* **Problem details**: Find and copy each line of the records where the string "with" shows up.

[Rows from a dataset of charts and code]
+++

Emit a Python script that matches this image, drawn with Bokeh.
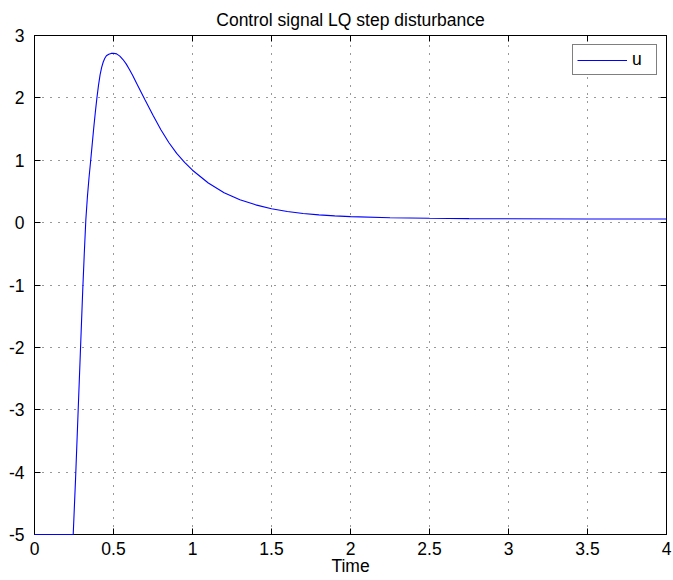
from bokeh.plotting import figure
from bokeh.models import Range1d, LinearAxis, FixedTicker, Legend, ColumnDataSource
from bokeh.embed import file_html
from bokeh.resources import INLINE

# ---- data ----
time = [0.0, 0.245, 0.26, 0.275, 0.29, 0.305, 0.315, 0.325, 0.335, 0.345, 0.355,
        0.365, 0.375, 0.385, 0.395, 0.405, 0.415, 0.425, 0.435, 0.445, 0.455,
        0.47, 0.485, 0.50, 0.52, 0.54, 0.56, 0.58, 0.60, 0.62, 0.65, 0.70, 0.75,
        0.80, 0.85, 0.90, 0.95, 1.0, 1.1, 1.2, 1.3, 1.4, 1.5, 1.6, 1.7, 1.8, 1.9,
        2.0, 2.25, 2.5, 2.75, 3.0, 3.5, 4.0]
u = [-5.0, -5.0, -4.1, -3.1, -2.1, -1.1, -0.5, 0.05, 0.42, 0.72, 0.98,
     1.25, 1.52, 1.77, 2.0, 2.2, 2.37, 2.49, 2.575, 2.635, 2.675,
     2.70, 2.713, 2.716, 2.705, 2.67, 2.615, 2.545, 2.46, 2.365, 2.215, 1.965, 1.72,
     1.49, 1.285, 1.11, 0.965, 0.84, 0.635, 0.48, 0.367, 0.285, 0.222, 0.178, 0.147, 0.124, 0.108,
     0.096, 0.078, 0.069, 0.064, 0.061, 0.059, 0.058]

x_ticks = [0, 0.5, 1, 1.5, 2, 2.5, 3, 3.5, 4]
x_tick_labels = ["0", "0.5", "1", "1.5", "2", "2.5", "3", "3.5", "4"]
y_ticks = [-5, -4, -3, -2, -1, 0, 1, 2, 3]
y_tick_labels = ["-5", "-4", "-3", "-2", "-1", "0", "1", "2", "3"]

title_text = "Control signal LQ step disturbance"
x_label = "Time"
series_name = "u"

FONT = "Liberation Sans"
FS = "17.5px"

p = figure(width=673, height=580, x_range=Range1d(0, 4), y_range=Range1d(-5, 3),
           output_backend="svg", toolbar_location=None,
           min_border_left=34, min_border_right=7, min_border_top=35, min_border_bottom=46,
           title=title_text)

p.title.text_font = FONT
p.title.text_font_size = FS
p.title.text_font_style = "normal"
p.title.align = "center"
p.title.text_color = "black"
p.title.standoff = 12

p.outline_line_color = "black"
p.background_fill_color = "white"
p.border_fill_color = "white"

src = ColumnDataSource(dict(t=time, u=u))
r = p.line("t", "u", source=src, line_color="#0000ff", line_width=1.1)
r.level = "overlay"

# bottom / left axes
for ax, ticks, labels in ((p.xaxis[0], x_ticks, x_tick_labels), (p.yaxis[0], y_ticks, y_tick_labels)):
    ax.ticker = FixedTicker(ticks=ticks)
    ax.major_label_overrides = {t: s for t, s in zip(ticks, labels)}
    ax.major_tick_in = 6
    ax.major_tick_out = 0
    ax.minor_tick_line_color = None
    ax.axis_line_color = "black"
    ax.major_tick_line_color = "black"
    ax.major_label_text_font = FONT
    ax.major_label_text_font_size = FS
    ax.major_label_text_color = "black"

p.xaxis[0].major_label_standoff = 7
p.yaxis[0].major_label_standoff = 10
p.xaxis[0].axis_label = x_label
p.xaxis[0].axis_label_text_font = FONT
p.xaxis[0].axis_label_text_font_size = FS
p.xaxis[0].axis_label_text_font_style = "normal"
p.xaxis[0].axis_label_text_color = "black"
p.xaxis[0].axis_label_standoff = -2

# top / right axes: ticks only
for ticks, loc in ((x_ticks, "above"), (y_ticks, "right")):
    ax = LinearAxis(ticker=FixedTicker(ticks=ticks), major_tick_in=6, major_tick_out=0,
                    minor_tick_line_color=None, axis_line_color="black",
                    major_label_text_font_size="0px", major_label_standoff=0)
    ax.major_label_overrides = {t: "" for t in ticks}
    p.add_layout(ax, loc)

# dotted grid
for g, ticks in ((p.xgrid[0], x_ticks), (p.ygrid[0], y_ticks)):
    g.ticker = FixedTicker(ticks=ticks)
    g.grid_line_color = "black"
    g.grid_line_alpha = 0.8
    g.grid_line_dash = "1 7"
    g.grid_line_width = 1

legend = Legend(items=[(series_name, [r])], location="top_right")
legend.margin = 9
legend.padding = 4
legend.glyph_width = 50
legend.glyph_height = 16
legend.label_standoff = 5
legend.label_text_font = FONT
legend.label_text_font_size = FS
legend.label_text_color = "black"
legend.label_height = 16
legend.border_line_color = "black"
legend.border_line_width = 1
legend.background_fill_alpha = 1
legend.spacing = 0
p.add_layout(legend)

open("out.html", "w").write(file_html(p, INLINE))
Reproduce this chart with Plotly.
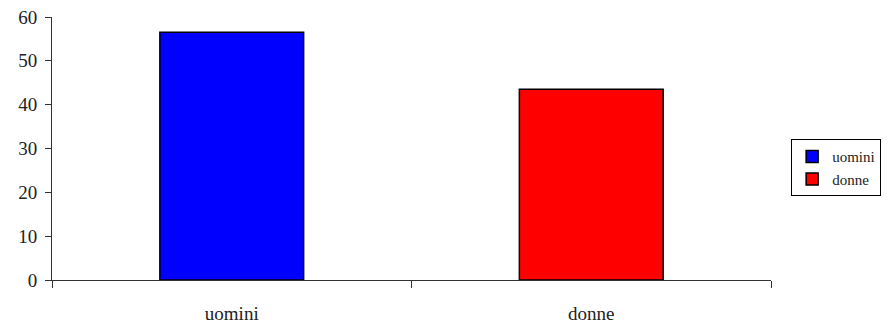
import plotly.graph_objects as go

categories = ["uomini", "donne"]
values = [56.5, 43.5]
colors = ["#0000FF", "#FF0000"]
y_ticks = [0, 10, 20, 30, 40, 50, 60]

FONT = "Liberation Serif, DejaVu Serif, serif"

# the page body has an 8px margin, so the figure is shifted and sized to fit
fig = go.Figure()
for cat, val, col in zip(categories, values, colors):
    fig.add_trace(go.Bar(
        x=[cat], y=[val], name=cat, width=0.4,
        marker=dict(color=col, line=dict(color="black", width=1.5)),
    ))

fig.update_layout(
    width=883, height=321,
    barmode="overlay",
    paper_bgcolor="white", plot_bgcolor="white",
    font=dict(family=FONT, color="#222", size=19),
    margin=dict(l=44, r=120, t=9, b=49),
    legend=dict(
        x=1.028, y=0.535, xanchor="left", yanchor="top",
        bordercolor="black", borderwidth=1, bgcolor="white",
        font=dict(size=15, family=FONT), tracegroupgap=0,
        itemwidth=30,
    ),
)
fig.update_xaxes(
    showline=True, linecolor="#333", linewidth=1, automargin=False,
    ticks="outside", tickson="boundaries", ticklen=7, tickcolor="#333",
    showgrid=False, ticklabelstandoff=16, ticklabeloverflow="allow",
)
fig.update_yaxes(
    range=[0, 60], tickvals=y_ticks, showline=True, linecolor="#333", linewidth=1,
    ticks="outside", ticklen=6, tickcolor="#333", showgrid=False, zeroline=False,
    ticklabelstandoff=4, automargin=False, ticklabeloverflow="allow",
)
fig.write_html("out.html")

+++

* **Finished answer**:
Emit a Python script that matches this image, drawn with Bokeh.
Reproduce this chart with Plotly.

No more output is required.